● **Supplied data**:
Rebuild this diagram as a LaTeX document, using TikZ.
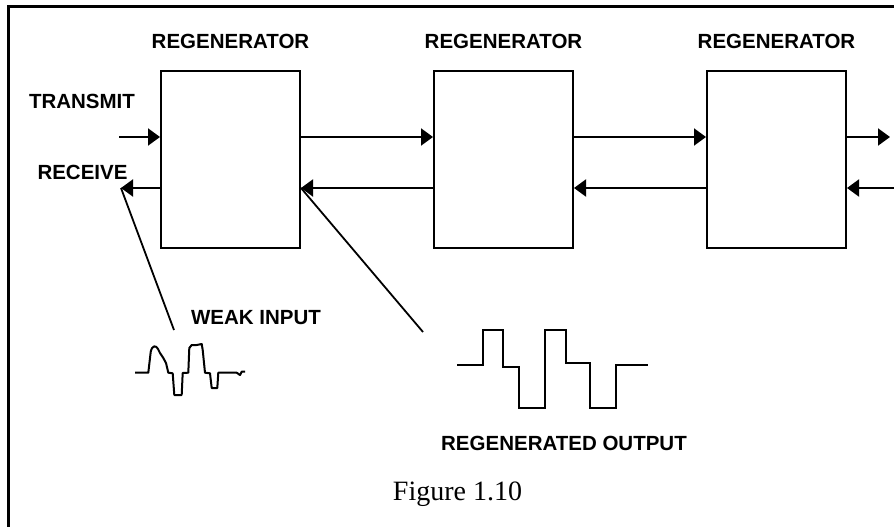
\documentclass[tikz,border=0pt]{standalone}
\usepackage{fontspec}
\setmainfont{Liberation Serif}
\newfontfamily\labelfont{Liberation Sans}
\usetikzlibrary{arrows.meta, positioning}

\tikzset{
  %% ---- boxes ----
  regbox/.style  = {rectangle, draw, line width=2pt,
                    minimum width=139pt, minimum height=177pt,
                    inner sep=0pt},
  lbl/.style     = {font=\labelfont\bfseries\fontsize{20.5}{24}\selectfont,
                    inner sep=0pt},
  %% ---- lines ----
  arrow/.style   = {-{Triangle[length=12pt, width=17pt]}, line width=2pt},
  pointer/.style = {line width=1.8pt},
  wave/.style    = {line width=2pt, line join=round},
}

\begin{document}
\begin{tikzpicture}[x=1pt, y=-1pt]
  \useasboundingbox (0,0) rectangle (894,527);

  % frame
  \draw[line width=3pt] (8,527) -- (8,7) -- (894,7);

  % regenerators
  \node[regbox] (reg1) at (230.5,159.5) {};
  \node[regbox, right=132pt of reg1] (reg2) {};
  \node[regbox, right=132pt of reg2] (reg3) {};

  \node[lbl, above=21pt of reg1] (name1) {REGENERATOR};
  \node[lbl, above=21pt of reg2] (name2) {REGENERATOR};
  \node[lbl, above=21pt of reg3] (name3) {REGENERATOR};

  % line levels and free ends
  \coordinate (up)    at (0,137);
  \coordinate (dn)    at (0,188);
  \coordinate (txin)  at (119,137);
  \coordinate (rxout) at (121,188);
  \coordinate (txout) at (890,137);
  \coordinate (rxin)  at (894,188);

  \node[lbl] (transmit) at (82,101.5) {TRANSMIT};
  \node[lbl] (receive)  at (82.5,172.5) {RECEIVE};

  \draw[arrow] (txin) -- (reg1.west |- up);
  \draw[arrow] (reg1.west |- dn) -- (rxout);
  \draw[arrow] (reg1.east |- up) -- (reg2.west |- up);
  \draw[arrow] (reg2.west |- dn) -- (reg1.east |- dn);
  \draw[arrow] (reg2.east |- up) -- (reg3.west |- up);
  \draw[arrow] (reg3.west |- dn) -- (reg2.east |- dn);
  \draw[arrow] (reg3.east |- up) -- (txout);
  \draw[arrow] (rxin) -- (reg3.east |- dn);

  % weak input
  \coordinate (weakend) at (174,330);
  \draw[pointer] (rxout) -- (weakend);
  \node[lbl] (weak) at (256,317.5) {WEAK INPUT};
  \draw[wave] (135,372.7) -- (148.3,372.7) -- (150.7,352)
    .. controls (152,345) and (156,345) .. (158,349)
    -- (160,353) -- (163.3,358) -- (166,363) -- (168.3,372.7)
    -- (172.7,373.3) -- (174.3,395) -- (181.7,395) -- (182.7,373)
    -- (188.3,372.7) -- (189.3,348) -- (191.7,345) -- (196.7,345)
    -- (201.7,344) -- (202.7,350) -- (205,372.7) -- (210,373.3)
    -- (211.7,388) -- (217.3,388) -- (218.3,372.7) -- (236.7,372.7)
    -- (240,375) -- (241.7,371.7) -- (245,371.7);

  % regenerated output
  \coordinate (regenend) at (423,332);
  \draw[pointer] (reg1.east |- dn) -- (regenend);
  \node[lbl] (regen) at (564,443) {REGENERATED OUTPUT};
  \draw[wave, line join=miter] (457,365) -- (483,365) -- (483,330) -- (503,330)
    -- (503,367) -- (519,367) -- (519,408) -- (545,408) -- (545,330)
    -- (566,330) -- (566,363) -- (590,363) -- (590,408) -- (616,408)
    -- (616,365) -- (648,365);

  % caption
  \node[font=\fontsize{28}{32}\selectfont, anchor=base, inner sep=0pt]
    (caption) at (457.5,500) {Figure 1.10};

\end{tikzpicture}
\end{document}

● **What is required**: Give an exact copy of the material, leaving out every picture.

● **The completed task**:
Rebuild this diagram as a LaTeX document, using TikZ.
\documentclass[tikz,border=0pt]{standalone}
\usepackage{fontspec}
\setmainfont{Liberation Serif}
\newfontfamily\labelfont{Liberation Sans}
\usetikzlibrary{arrows.meta, positioning}

\tikzset{
  %% ---- boxes ----
  regbox/.style  = {rectangle, draw, line width=2pt,
                    minimum width=139pt, minimum height=177pt,
                    inner sep=0pt},
  lbl/.style     = {font=\labelfont\bfseries\fontsize{20.5}{24}\selectfont,
                    inner sep=0pt},
  %% ---- lines ----
  arrow/.style   = {-{Triangle[length=12pt, width=17pt]}, line width=2pt},
  pointer/.style = {line width=1.8pt},
  wave/.style    = {line width=2pt, line join=round},
}

\begin{document}
\begin{tikzpicture}[x=1pt, y=-1pt]
  \useasboundingbox (0,0) rectangle (894,527);

  % frame
  \draw[line width=3pt] (8,527) -- (8,7) -- (894,7);

  % regenerators
  \node[regbox] (reg1) at (230.5,159.5) {};
  \node[regbox, right=132pt of reg1] (reg2) {};
  \node[regbox, right=132pt of reg2] (reg3) {};

  \node[lbl, above=21pt of reg1] (name1) {REGENERATOR};
  \node[lbl, above=21pt of reg2] (name2) {REGENERATOR};
  \node[lbl, above=21pt of reg3] (name3) {REGENERATOR};

  % line levels and free ends
  \coordinate (up)    at (0,137);
  \coordinate (dn)    at (0,188);
  \coordinate (txin)  at (119,137);
  \coordinate (rxout) at (121,188);
  \coordinate (txout) at (890,137);
  \coordinate (rxin)  at (894,188);

  \node[lbl] (transmit) at (82,101.5) {TRANSMIT};
  \node[lbl] (receive)  at (82.5,172.5) {RECEIVE};

  \draw[arrow] (txin) -- (reg1.west |- up);
  \draw[arrow] (reg1.west |- dn) -- (rxout);
  \draw[arrow] (reg1.east |- up) -- (reg2.west |- up);
  \draw[arrow] (reg2.west |- dn) -- (reg1.east |- dn);
  \draw[arrow] (reg2.east |- up) -- (reg3.west |- up);
  \draw[arrow] (reg3.west |- dn) -- (reg2.east |- dn);
  \draw[arrow] (reg3.east |- up) -- (txout);
  \draw[arrow] (rxin) -- (reg3.east |- dn);

  % weak input
  \coordinate (weakend) at (174,330);
  \draw[pointer] (rxout) -- (weakend);
  \node[lbl] (weak) at (256,317.5) {WEAK INPUT};
  \draw[wave] (135,372.7) -- (148.3,372.7) -- (150.7,352)
    .. controls (152,345) and (156,345) .. (158,349)
    -- (160,353) -- (163.3,358) -- (166,363) -- (168.3,372.7)
    -- (172.7,373.3) -- (174.3,395) -- (181.7,395) -- (182.7,373)
    -- (188.3,372.7) -- (189.3,348) -- (191.7,345) -- (196.7,345)
    -- (201.7,344) -- (202.7,350) -- (205,372.7) -- (210,373.3)
    -- (211.7,388) -- (217.3,388) -- (218.3,372.7) -- (236.7,372.7)
    -- (240,375) -- (241.7,371.7) -- (245,371.7);

  % regenerated output
  \coordinate (regenend) at (423,332);
  \draw[pointer] (reg1.east |- dn) -- (regenend);
  \node[lbl] (regen) at (564,443) {REGENERATED OUTPUT};
  \draw[wave, line join=miter] (457,365) -- (483,365) -- (483,330) -- (503,330)
    -- (503,367) -- (519,367) -- (519,408) -- (545,408) -- (545,330)
    -- (566,330) -- (566,363) -- (590,363) -- (590,408) -- (616,408)
    -- (616,365) -- (648,365);

  % caption
  \node[font=\fontsize{28}{32}\selectfont, anchor=base, inner sep=0pt]
    (caption) at (457.5,500) {Figure 1.10};

\end{tikzpicture}
\end{document}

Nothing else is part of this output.